Omega 3 is well known and proven to protect us from diseases such as, arthritis, high “bad” cholesterol, diabetes, heart disease, along with many other health symptoms.
Nuts also contain a dietary fiber which offers additional health benefits, which includes helping the body to digest food better while controlling blood sugar. The good fats such as Omega 3 are recommended and necessary.
What can be harmful, however, are the peanuts which are covered with sugar, such as the honey roasted variety, which adds unneeded empty calories.
• All Organic Food Is Healthy – So because of that, we can eat as much of it as we want. Some think that since it’s labelled organic, that we can eat away in abundance and at any time of the day.
But once you do so, you may suddenly begin gaining weight. This since foods which are organically labeled on products such as, potato chips, cheese, or even ground beef for burgers, all still contain a lot of fat, salt, and sugar. So eating them is just as bad as eating the non-organic variety.
What “organic” means is that a food was made without the use of fertilizers, pesticides, or other forms of genetic engineered techniques. It doesn’t make unhealthy food any healthier.
So make sure that you read the nutrition labels carefully before buying anything that states it’s organic.
• Never Eat Anything After Dinner – Such as after 6 or 7PM if you’re wanting to lose weight. This according to some people and they claim that it works. The reason for their weight loss, however, is most likely because of something else that they’re doing.
Similar to drinking 8 glasses of water a day, this “dieters” myth also doesn’t apply to everyone. To begin with, it depends what time you’re going to bed, and what time you wake up.

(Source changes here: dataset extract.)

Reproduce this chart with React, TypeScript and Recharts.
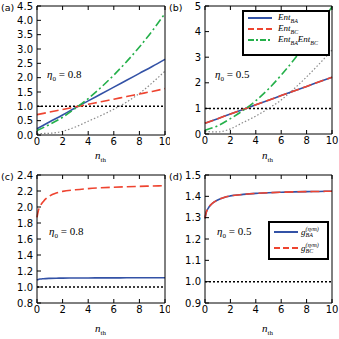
import React from "react";
import { LineChart, Line, XAxis, YAxis, ReferenceLine } from "recharts";

// x values (thermal photon number n_th)
const nAB = [0, 1, 2, 3, 4, 5, 6, 7, 8, 9, 10];
const nCD = [0, 0.1, 0.25, 0.5, 1, 1.5, 2, 3, 4, 5, 6, 7, 8, 9, 10];
const xTicks = [0, 2, 4, 6, 8, 10];

// (a) eta0 = 0.8
const entBA_a = [0.22, 0.46, 0.7, 0.95, 1.19, 1.43, 1.67, 1.91, 2.15, 2.39, 2.64];
const entBC_a = [0.71, 0.8, 0.89, 0.98, 1.07, 1.16, 1.25, 1.34, 1.43, 1.52, 1.62];
const prod_a = [0.16, 0.37, 0.62, 0.93, 1.27, 1.66, 2.09, 2.56, 3.07, 3.63, 4.24];
const gray_a = [0.05, 0.06, 0.13, 0.28, 0.48, 0.68, 0.9, 1.15, 1.45, 1.82, 2.23];
const yTicksA = [0, 0.5, 1, 1.5, 2, 2.5, 3, 3.5, 4, 4.5];

// (b) eta0 = 0.5
const entBA_b = [0.42, 0.6, 0.78, 0.96, 1.14, 1.32, 1.5, 1.68, 1.86, 2.04, 2.22];
const entBC_b = [0.42, 0.6, 0.78, 0.96, 1.14, 1.32, 1.5, 1.68, 1.86, 2.04, 2.22];
const prod_b = [0.15, 0.32, 0.6, 0.92, 1.3, 1.76, 2.3, 2.9, 3.55, 4.25, 4.97];
const gray_b = [0.1, 0.08, 0.2, 0.45, 0.7, 1.0, 1.33, 1.76, 2.23, 2.74, 3.28];
const yTicksB = [0, 1, 2, 3, 4, 5];

// (c) eta0 = 0.8
const gBA_c = [1.088, 1.095, 1.1, 1.104, 1.108, 1.11, 1.111, 1.112, 1.113, 1.114, 1.114, 1.115, 1.115, 1.116, 1.116];
const gBC_c = [1.87, 1.95, 2.01, 2.07, 2.14, 2.175, 2.195, 2.215, 2.23, 2.24, 2.247, 2.253, 2.258, 2.262, 2.266];
const yTicksC = [0.8, 1.0, 1.2, 1.4, 1.6, 1.8, 2.0, 2.2, 2.4];

// (d) eta0 = 0.5
const gBA_d = [1.297, 1.325, 1.344, 1.363, 1.383, 1.395, 1.402, 1.409, 1.414, 1.417, 1.419, 1.421, 1.422, 1.423, 1.424];
const gBC_d = [1.297, 1.325, 1.344, 1.363, 1.383, 1.395, 1.402, 1.409, 1.414, 1.417, 1.419, 1.421, 1.422, 1.423, 1.424];
const yTicksD = [0.9, 1.0, 1.1, 1.2, 1.3, 1.4, 1.5];

const BLUE = "#3352a6";
const RED = "#ee4430";
const GREEN = "#24b04a";
const GRAY = "#8a8a8a";
const SANS = "DejaVu Sans";
const SERIF = "Liberation Serif";

const rows = (xs: number[], cols: Record<string, number[]>) =>
  xs.map((n, i) => {
    const r: Record<string, number> = { n };
    Object.keys(cols).forEach((k) => (r[k] = cols[k][i]));
    return r;
  });

const dataA = rows(nAB, { ba: entBA_a, bc: entBC_a, pr: prod_a, gr: gray_a });
const dataB = rows(nAB, { ba: entBA_b, bc: entBC_b, pr: prod_b, gr: gray_b });
const dataC = rows(nCD, { ba: gBA_c, bc: gBC_c });
const dataD = rows(nCD, { ba: gBA_d, bc: gBC_d });

type SeriesDef = { key: string; color: string; dash?: string; width?: number };

const entSeries: SeriesDef[] = [
  { key: "gr", color: GRAY, dash: "1.5 2", width: 1.2 },
  { key: "ba", color: BLUE },
  { key: "bc", color: RED, dash: "9 4" },
  { key: "pr", color: GREEN, dash: "8 3 2 3" },
];
const gSeries: SeriesDef[] = [
  { key: "ba", color: BLUE },
  { key: "bc", color: RED, dash: "9 4" },
];

const tickFont = { fontSize: 10, fill: "#000", fontFamily: SANS };

function Panel(props: {
  left: number;
  top: number;
  width: number;
  height: number;
  mTop: number;
  mRight: number;
  yW: number;
  xH: number;
  data: Record<string, number>[];
  domain: [number, number];
  yTicks: number[];
  fmt: (v: number) => string;
  series: SeriesDef[];
}) {
  const { left, top, width, height, mTop, mRight, yW, xH, data, domain, yTicks, fmt, series } = props;
  return (
    <div style={{ position: "absolute", left, top }}>
      <LineChart width={width} height={height} data={data} margin={{ top: mTop, right: mRight, bottom: 0, left: 0 }}>
        <XAxis
          xAxisId="b"
          dataKey="n"
          type="number"
          domain={[0, 10]}
          ticks={xTicks}
          height={xH}
          tickSize={-4}
          tickMargin={7}
          tick={tickFont}
          stroke="#000"
          tickLine={{ stroke: "#000" }}
        />
        <XAxis
          xAxisId="t"
          orientation="top"
          dataKey="n"
          type="number"
          domain={[0, 10]}
          ticks={xTicks}
          height={1}
          tickSize={-4}
          tickFormatter={() => ""}
          stroke="#000"
        />
        <YAxis
          yAxisId="l"
          domain={domain}
          ticks={yTicks}
          width={yW}
          tickSize={-4}
          tickMargin={8}
          tick={tickFont}
          tickFormatter={fmt}
          stroke="#000"
          interval={0}
        />
        <YAxis
          yAxisId="r"
          orientation="right"
          domain={domain}
          ticks={yTicks}
          width={1}
          tickSize={-4}
          tickFormatter={() => ""}
          stroke="#000"
          interval={0}
        />
        <ReferenceLine xAxisId="b" yAxisId="l" y={1} stroke="#000" strokeWidth={1.5} strokeDasharray="2 2" />
        {series.map((s) => (
          <Line
            key={s.key}
            xAxisId="b"
            yAxisId="l"
            dataKey={s.key}
            type="monotone"
            stroke={s.color}
            strokeWidth={s.width ?? 1.6}
            strokeDasharray={s.dash}
            dot={false}
            isAnimationActive={false}
          />
        ))}
      </LineChart>
    </div>
  );
}

const txt = (x: number, y: number, children: React.ReactNode, extra: React.CSSProperties = {}) => (
  <div style={{ position: "absolute", left: x, top: y, whiteSpace: "nowrap", lineHeight: 1, ...extra }}>{children}</div>
);

const Eta = ({ x, y, v }: { x: number; y: number; v: string }) =>
  txt(
    x,
    y,
    <span>
      <i>η</i>
      <sub style={{ fontSize: 7 }}>0</sub> = {v}
    </span>,
    { fontFamily: SERIF, fontSize: 11 }
  );

const NLabel = ({ x, y }: { x: number; y: number }) =>
  txt(
    x,
    y,
    <span>
      <i>n</i>
      <sub style={{ fontSize: 7 }}>th</sub>
    </span>,
    { fontFamily: SERIF, fontSize: 11 }
  );

const LegendLine = ({ color, dash }: { color: string; dash?: string }) => (
  <svg width={24} height={6} style={{ display: "block" }}>
    <line x1={0} y1={3} x2={24} y2={3} stroke={color} strokeWidth={2} strokeDasharray={dash} />
  </svg>
);

const Sub = ({ t }: { t: string }) => <sub style={{ fontSize: 6 }}>{t}</sub>;

export default function App() {
  return (
    <div style={{ position: "absolute", left: 0, top: 0, width: 339, height: 339, background: "#fff", overflow: "hidden" }}>
      <Panel left={0} top={0} width={170} height={170} mTop={5} mRight={4} yW={37} xH={35} data={dataA} domain={[0, 4.5]} yTicks={yTicksA} fmt={(v) => v.toFixed(1)} series={entSeries} />
      <Panel left={170} top={0} width={169} height={170} mTop={5} mRight={6} yW={35} xH={36} data={dataB} domain={[0, 5]} yTicks={yTicksB} fmt={(v) => String(v)} series={entSeries} />
      <Panel left={0} top={165} width={170} height={174} mTop={9} mRight={4} yW={37} xH={36} data={dataC} domain={[0.8, 2.4]} yTicks={yTicksC} fmt={(v) => v.toFixed(1)} series={gSeries} />
      <Panel left={170} top={165} width={169} height={174} mTop={9} mRight={6} yW={35} xH={36} data={dataD} domain={[0.9, 1.5]} yTicks={yTicksD} fmt={(v) => v.toFixed(1)} series={gSeries} />

      {txt(1, 3, "(a)", { fontFamily: SANS, fontSize: 9.5 })}
      {txt(169, 3, "(b)", { fontFamily: SANS, fontSize: 9.5 })}
      {txt(1, 172, "(c)", { fontFamily: SANS, fontSize: 9.5 })}
      {txt(169, 172, "(d)", { fontFamily: SANS, fontSize: 9.5 })}

      <Eta x={47} y={69} v="0.8" />
      <Eta x={215} y={69} v="0.5" />
      <Eta x={49} y={226} v="0.8" />
      <Eta x={217} y={226} v="0.5" />

      <NLabel x={95} y={150} />
      <NLabel x={262} y={150} />
      <NLabel x={95} y={323} />
      <NLabel x={262} y={323} />

      <div style={{ position: "absolute", left: 242, top: 10, width: 84, height: 42, border: "2px solid #000", background: "#fff", fontFamily: SERIF, fontSize: 9, fontStyle: "italic" }}>
        {[
          { c: BLUE, d: undefined, t: <span>Ent<Sub t="BA" /></span> },
          { c: RED, d: "6 3", t: <span>Ent<Sub t="BC" /></span> },
          { c: GREEN, d: "6 2 2 2", t: <span>Ent<Sub t="BA" />Ent<Sub t="BC" /></span> },
        ].map((r, i) => (
          <div key={i} style={{ position: "absolute", left: 4, top: 1 + i * 11, display: "flex", alignItems: "center", height: 10 }}>
            <LegendLine color={r.c} dash={r.d} />
            <span style={{ marginLeft: 6, lineHeight: 1 }}>{r.t}</span>
          </div>
        ))}
      </div>

      <div style={{ position: "absolute", left: 268, top: 221, width: 57, height: 35, border: "2px solid #000", background: "#fff", fontFamily: SERIF, fontSize: 9, fontStyle: "italic" }}>
        {[
          { c: BLUE, d: undefined, s: "BA" },
          { c: RED, d: "6 3", s: "BC" },
        ].map((r, i) => (
          <div key={i} style={{ position: "absolute", left: 4, top: 3 + i * 16, display: "flex", alignItems: "center", height: 12 }}>
            <LegendLine color={r.c} dash={r.d} />
            <span style={{ marginLeft: 3, lineHeight: 1, display: "inline-flex", alignItems: "center" }}>
              g
              <span style={{ display: "inline-flex", flexDirection: "column", fontSize: 6, lineHeight: 1 }}>
                <span>(sym)</span>
                <span>{r.s}</span>
              </span>
            </span>
          </div>
        ))}
      </div>
    </div>
  );
}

If you don’t eat anything in the evening say after 7PM, and then you begin the next day at 7AM, then you haven’t given any nourishment to your body for 12 hours.
What this does is it causes your body to think that there’s something wrong, and by impulse will naturally go into starvation mode, slowing down your metabolism.
Then what a slower metabolism does is it reduces the fat burning process since it feels it needs to store more of it, which isn’t effective when trying to lose weight.
What you also need to consider is what you ate before 7PM, and how healthy you eat after 7PM. If you happen to eat fatty foods, those calories will remain in your body.
So it’s best that you just balance your eating habits while making healthier and more better nutritional food choices.